Not content to pout about what the lone Republican among the major elected officials [to include Coroner] had done to make Madison County fractionally less corrupt, the Democrat chairman of the Democrat-controlled Madison County board has put forward a motion that the county vacate the interest on delinquent property taxes completely, because “it is not their fault” that the tax sale was botched.

And he’s right, which is a unique position for this Democrat to be in; but he’s not pertinent. It’s not the tax delinquents’ fault for the botched tax sale, no. It IS the tax delinquents’ fault for not paying their taxes in the first place.

The delinquents would have been charged 3% interest on their outstanding taxes from this tax sale. Or 18% if the sale had been “finessed” to the advantage of the tax buyers who almost certainly did not have any connection to the Treasurer at all perish the thought! The only ones to get screwed here is the tax buyers who, in our county, have been one of our more corrupt institutions. And this is what our Democrat county board chairman believes is unfair.

It would have been perfectly fine to charge property tax delinquents 18%, or even 3%, when the extra money goes to the Democrat-connected tax buyers who’ve long ruled the Madison County tax sale. But when he can pillory a Republican, it becomes an unfair penalty on the innocent. ...according to the faux nobility of the county’s idiot Democrats. And now the ones who are getting screwed are the rest of Madison County’s taxpayers.

The vast majority of Madison County property owners paid their taxes in full and on time simply because they didn’t want the 1.5% interest added onto it, even for a short time, and – had we known – we wouldn’t have paid our taxes either. Hey! If the county’s willing to float a zero-percent loan while they gang up on the Republican who tried to do something properly, I’ll take it. I could have found something to do with almost $5,500 last year, not the least of which would have been to buy delinquent 2010 taxes [for property tax year 2009] that I could have earned 18% on.

As it was, my wife and I had lost track of the due date for the second of our four property tax bills. We thought it was due on the 8th of the month ... it was due on the 6th. We paid it on the 7th, and because it was a day late, we had an extra $21.27 tacked onto it. We paid it, because we were in fact late. We were not “innocent”; we were lazy and didn’t double-check.

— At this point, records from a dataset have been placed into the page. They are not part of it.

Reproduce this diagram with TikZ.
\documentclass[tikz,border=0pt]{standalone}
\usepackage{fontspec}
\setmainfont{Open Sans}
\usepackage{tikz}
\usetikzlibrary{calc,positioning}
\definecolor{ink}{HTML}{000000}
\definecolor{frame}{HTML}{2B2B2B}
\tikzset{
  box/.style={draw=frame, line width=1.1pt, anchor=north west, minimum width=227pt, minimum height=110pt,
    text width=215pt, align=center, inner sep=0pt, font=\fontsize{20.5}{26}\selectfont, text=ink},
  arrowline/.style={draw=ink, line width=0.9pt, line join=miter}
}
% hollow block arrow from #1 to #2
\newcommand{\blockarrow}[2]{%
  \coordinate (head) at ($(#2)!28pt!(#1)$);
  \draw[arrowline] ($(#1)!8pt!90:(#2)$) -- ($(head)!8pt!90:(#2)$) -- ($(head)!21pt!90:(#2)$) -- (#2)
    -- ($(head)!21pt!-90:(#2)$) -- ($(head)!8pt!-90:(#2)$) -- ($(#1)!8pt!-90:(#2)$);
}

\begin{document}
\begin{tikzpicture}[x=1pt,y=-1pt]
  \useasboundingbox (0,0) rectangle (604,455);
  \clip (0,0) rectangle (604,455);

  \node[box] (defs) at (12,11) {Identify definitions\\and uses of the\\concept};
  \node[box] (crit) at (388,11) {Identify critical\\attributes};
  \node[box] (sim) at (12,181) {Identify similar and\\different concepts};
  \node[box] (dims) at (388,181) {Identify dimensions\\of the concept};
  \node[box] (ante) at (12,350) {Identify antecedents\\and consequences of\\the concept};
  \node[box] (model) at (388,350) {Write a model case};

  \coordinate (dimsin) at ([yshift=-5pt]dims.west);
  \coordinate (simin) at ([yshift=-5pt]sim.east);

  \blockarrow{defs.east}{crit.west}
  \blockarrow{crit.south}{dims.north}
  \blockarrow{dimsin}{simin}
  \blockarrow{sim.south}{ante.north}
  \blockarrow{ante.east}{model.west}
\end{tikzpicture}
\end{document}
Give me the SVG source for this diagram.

But now, if the Democrat-controlled county board, at the urging of the Democrat county board chairman, refuses to charge interest to those who are now 9 months late with their property taxes instead of simply being a day late on one of four payments, then someone’s going to cut me a county check for the interest we paid for being one day late last September.

I wonder if the county’s property owners who paid their property taxes on time, or paid interest penalties on late payments, could constitute a legal class with standing to take a class action? Or do we have to be out-of-state residents to use our own courthouse?